* What you will do:
Leave out any pictures and transcribe all other data below exactly.

'''

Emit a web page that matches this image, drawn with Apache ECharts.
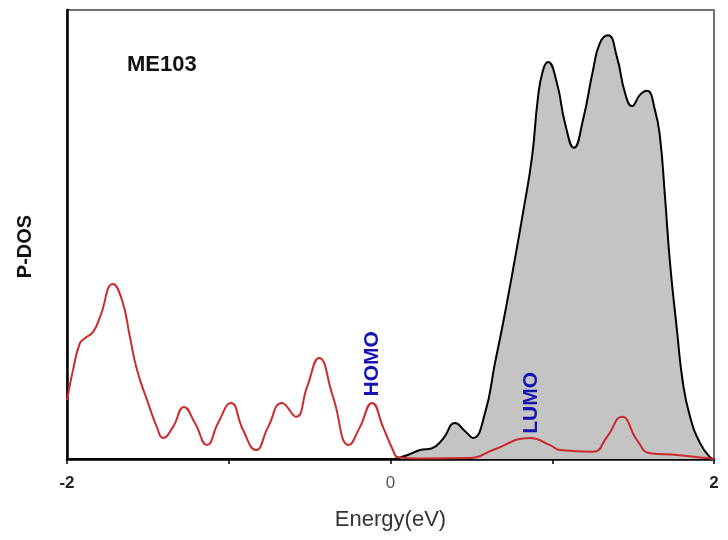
<!DOCTYPE html>
<html>
<head>
<meta charset="utf-8">
<script src="https://cdn.jsdelivr.net/npm/echarts@6/dist/echarts.min.js"></script>
<style>html,body{margin:0;padding:0;background:#fff}#c{width:728px;height:540px}</style>
</head>
<body>
<div id="c"></div>
<script>
// Red P-DOS curve (energy in eV, relative intensity)
const redE = [-2.000,-1.963,-1.920,-1.889,-1.839,-1.796,-1.716,-1.660,-1.611,-1.567,-1.499,-1.444,-1.406,-1.345,-1.277,-1.209,-1.134,-1.066,-0.986,-0.912,-0.832,-0.757,-0.671,-0.584,-0.516,-0.442,-0.355,-0.257,-0.189,-0.114,-0.046,0.015,0.046,0.182,0.491,0.634,0.862,0.986,1.048,1.252,1.338,1.431,1.524,1.604,1.771,1.957,2.000];
const redY = [13.1,19.8,25.8,26.9,28.3,31.6,39.0,35.4,27.2,19.8,12.5,7.1,4.7,7.1,11.6,8.0,3.1,8.0,12.5,6.5,2.0,7.1,12.5,9.4,16.0,22.5,13.8,3.1,7.1,12.5,7.1,2.0,0.4,0.1,0.2,2.0,4.7,3.1,2.0,1.6,4.9,9.4,4.2,1.3,0.9,0.2,0.0];
// Gray filled total DOS curve
const grayE = [-2.000,0.000,0.046,0.121,0.182,0.257,0.325,0.399,0.461,0.510,0.584,0.646,0.696,0.757,0.819,0.875,0.912,0.943,0.974,1.029,1.079,1.134,1.190,1.252,1.295,1.345,1.400,1.450,1.493,1.542,1.586,1.635,1.666,1.697,1.728,1.771,1.808,1.852,1.913,1.975,2.000];
const grayY = [0,0,0.2,1.1,2.0,2.4,4.5,8.0,6.2,4.7,10.2,21.4,30.3,42.1,54.8,67.3,80.6,86.6,88.4,83.7,74.8,69.3,75.5,86.6,92.7,94.4,89.5,81.5,78.6,81.1,82.0,77.7,71.7,58.4,43.7,28.7,16.9,9.4,3.6,0.4,0];
// Annotations
const annNames = ['HOMO','LUMO'];
const annE = [-0.114, 0.869];
const annY = [21.2, 12.5];
const xTickLabels = {'-2':'{b|-2}','0':'{n|0}','2':'{b|2}'};

const FONT = 'Liberation Sans, Arial, sans-serif';
const zip = (a,b)=>a.map((v,i)=>[v,b[i]]);
const chart = echarts.init(document.getElementById('c'));
chart.setOption({
  animation:false,
  backgroundColor:'#fff',
  title:{text:'ME103',left:127,top:54,padding:0,textStyle:{fontFamily:FONT,fontWeight:'bold',fontSize:22,color:'#111'}},
  grid:{left:67,right:14,top:10,bottom:81,show:true,borderColor:'#444',borderWidth:1.5},
  xAxis:{type:'value',min:-2,max:2,interval:1,
    name:'Energy(eV)',nameLocation:'middle',nameGap:50,
    nameTextStyle:{fontFamily:FONT,fontSize:22,color:'#333'},
    axisLine:{onZero:false,lineStyle:{color:'#000',width:2.5}},
    axisTick:{show:true,inside:false,length:5,lineStyle:{color:'#000',width:1.5}},
    axisLabel:{margin:16,formatter:v=>xTickLabels[String(v)]||'',
      rich:{b:{fontFamily:FONT,fontSize:17,fontWeight:'bold',color:'#222'},
            n:{fontFamily:FONT,fontSize:17,color:'#555'}}},
    splitLine:{show:false}},
  yAxis:{type:'value',min:0,max:100,
    name:'P-DOS',nameLocation:'middle',nameGap:32,
    nameTextStyle:{fontFamily:FONT,fontWeight:'bold',fontSize:20,color:'#111',padding:[0,24,0,0]},
    axisLine:{show:true,onZero:false,lineStyle:{color:'#000',width:2.5}},
    axisTick:{show:false},axisLabel:{show:false},splitLine:{show:false}},
  series:[
    {type:'line',data:zip(grayE,grayY),smooth:0.5,symbol:'none',
     lineStyle:{color:'#000',width:2},areaStyle:{color:'#c4c4c4',opacity:1},z:2},
    {type:'line',data:zip(redE,redY),smooth:0.5,symbol:'none',
     lineStyle:{color:'#cc2a2c',width:2},z:3},
    {type:'scatter',data:zip(annE,annY).map((p,i)=>({value:p,name:annNames[i]})),symbolSize:0,z:4,
     itemStyle:{opacity:1},
     label:{show:true,position:'inside',rotate:90,formatter:p=>p.name,opacity:1,
       fontFamily:FONT,fontWeight:'bold',fontSize:21,color:'#1414b0'}}
  ]
});
</script>
</body>
</html>
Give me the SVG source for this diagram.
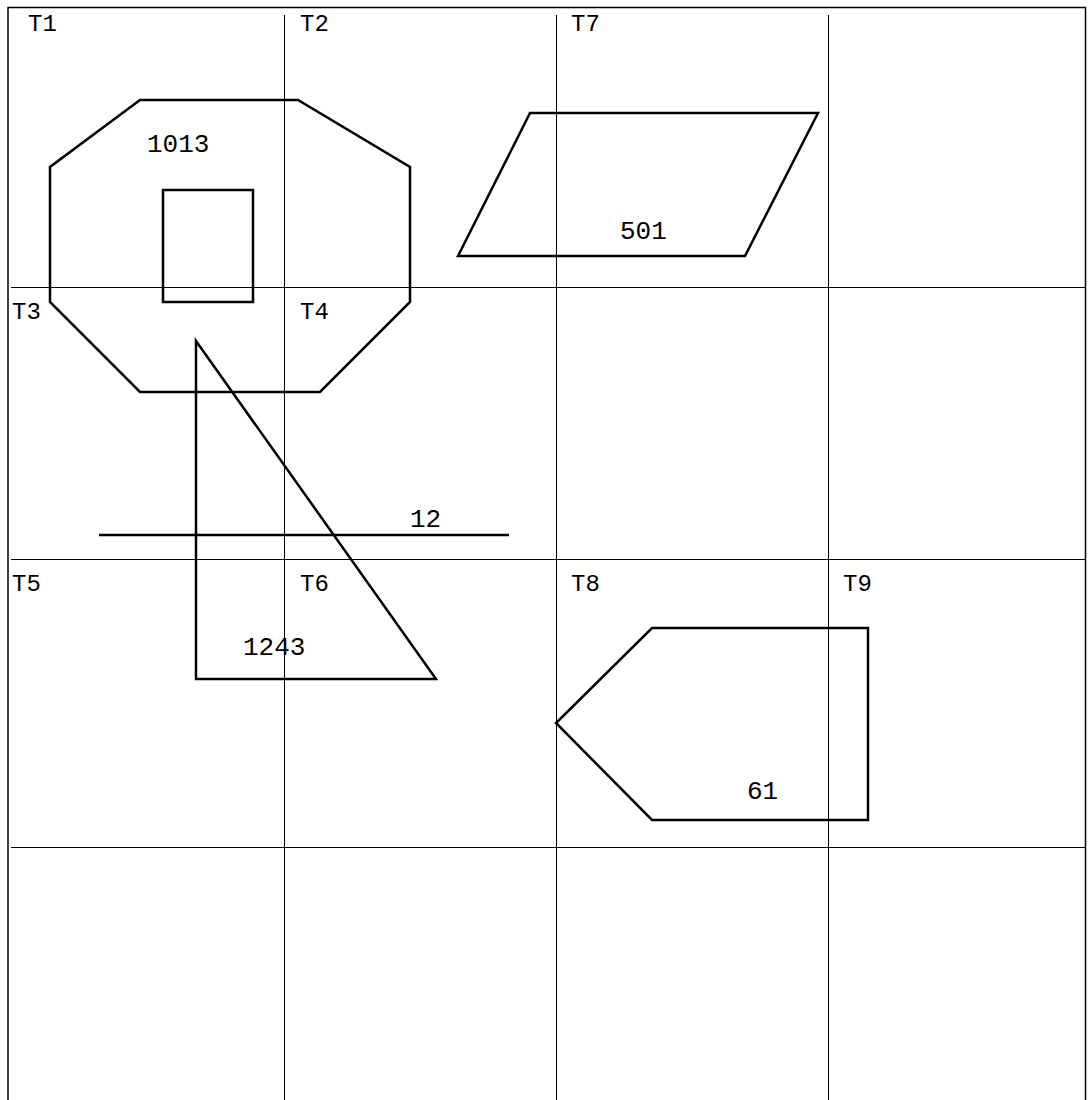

'''

* Written solution:
Emit a web page that matches this image, drawn with Apache ECharts.
<!DOCTYPE html>
<html>
<head>
<meta charset="utf-8">
<script src="https://cdn.jsdelivr.net/npm/echarts@6/dist/echarts.min.js"></script>
<style>html,body{margin:0;padding:0;background:#fff}#c{width:728px;height:540px}</style>
</head>
<body>
<div id="c"></div>
<script>
// Red P-DOS curve (energy in eV, relative intensity)
const redE = [-2.000,-1.963,-1.920,-1.889,-1.839,-1.796,-1.716,-1.660,-1.611,-1.567,-1.499,-1.444,-1.406,-1.345,-1.277,-1.209,-1.134,-1.066,-0.986,-0.912,-0.832,-0.757,-0.671,-0.584,-0.516,-0.442,-0.355,-0.257,-0.189,-0.114,-0.046,0.015,0.046,0.182,0.491,0.634,0.862,0.986,1.048,1.252,1.338,1.431,1.524,1.604,1.771,1.957,2.000];
const redY = [13.1,19.8,25.8,26.9,28.3,31.6,39.0,35.4,27.2,19.8,12.5,7.1,4.7,7.1,11.6,8.0,3.1,8.0,12.5,6.5,2.0,7.1,12.5,9.4,16.0,22.5,13.8,3.1,7.1,12.5,7.1,2.0,0.4,0.1,0.2,2.0,4.7,3.1,2.0,1.6,4.9,9.4,4.2,1.3,0.9,0.2,0.0];
// Gray filled total DOS curve
const grayE = [-2.000,0.000,0.046,0.121,0.182,0.257,0.325,0.399,0.461,0.510,0.584,0.646,0.696,0.757,0.819,0.875,0.912,0.943,0.974,1.029,1.079,1.134,1.190,1.252,1.295,1.345,1.400,1.450,1.493,1.542,1.586,1.635,1.666,1.697,1.728,1.771,1.808,1.852,1.913,1.975,2.000];
const grayY = [0,0,0.2,1.1,2.0,2.4,4.5,8.0,6.2,4.7,10.2,21.4,30.3,42.1,54.8,67.3,80.6,86.6,88.4,83.7,74.8,69.3,75.5,86.6,92.7,94.4,89.5,81.5,78.6,81.1,82.0,77.7,71.7,58.4,43.7,28.7,16.9,9.4,3.6,0.4,0];
// Annotations
const annNames = ['HOMO','LUMO'];
const annE = [-0.114, 0.869];
const annY = [21.2, 12.5];
const xTickLabels = {'-2':'{b|-2}','0':'{n|0}','2':'{b|2}'};

const FONT = 'Liberation Sans, Arial, sans-serif';
const zip = (a,b)=>a.map((v,i)=>[v,b[i]]);
const chart = echarts.init(document.getElementById('c'));
chart.setOption({
  animation:false,
  backgroundColor:'#fff',
  title:{text:'ME103',left:127,top:54,padding:0,textStyle:{fontFamily:FONT,fontWeight:'bold',fontSize:22,color:'#111'}},
  grid:{left:67,right:14,top:10,bottom:81,show:true,borderColor:'#444',borderWidth:1.5},
  xAxis:{type:'value',min:-2,max:2,interval:1,
    name:'Energy(eV)',nameLocation:'middle',nameGap:50,
    nameTextStyle:{fontFamily:FONT,fontSize:22,color:'#333'},
    axisLine:{onZero:false,lineStyle:{color:'#000',width:2.5}},
    axisTick:{show:true,inside:false,length:5,lineStyle:{color:'#000',width:1.5}},
    axisLabel:{margin:16,formatter:v=>xTickLabels[String(v)]||'',
      rich:{b:{fontFamily:FONT,fontSize:17,fontWeight:'bold',color:'#222'},
            n:{fontFamily:FONT,fontSize:17,color:'#555'}}},
    splitLine:{show:false}},
  yAxis:{type:'value',min:0,max:100,
    name:'P-DOS',nameLocation:'middle',nameGap:32,
    nameTextStyle:{fontFamily:FONT,fontWeight:'bold',fontSize:20,color:'#111',padding:[0,24,0,0]},
    axisLine:{show:true,onZero:false,lineStyle:{color:'#000',width:2.5}},
    axisTick:{show:false},axisLabel:{show:false},splitLine:{show:false}},
  series:[
    {type:'line',data:zip(grayE,grayY),smooth:0.5,symbol:'none',
     lineStyle:{color:'#000',width:2},areaStyle:{color:'#c4c4c4',opacity:1},z:2},
    {type:'line',data:zip(redE,redY),smooth:0.5,symbol:'none',
     lineStyle:{color:'#cc2a2c',width:2},z:3},
    {type:'scatter',data:zip(annE,annY).map((p,i)=>({value:p,name:annNames[i]})),symbolSize:0,z:4,
     itemStyle:{opacity:1},
     label:{show:true,position:'inside',rotate:90,formatter:p=>p.name,opacity:1,
       fontFamily:FONT,fontWeight:'bold',fontSize:21,color:'#1414b0'}}
  ]
});
</script>
</body>
</html>
Give me the SVG source for this diagram.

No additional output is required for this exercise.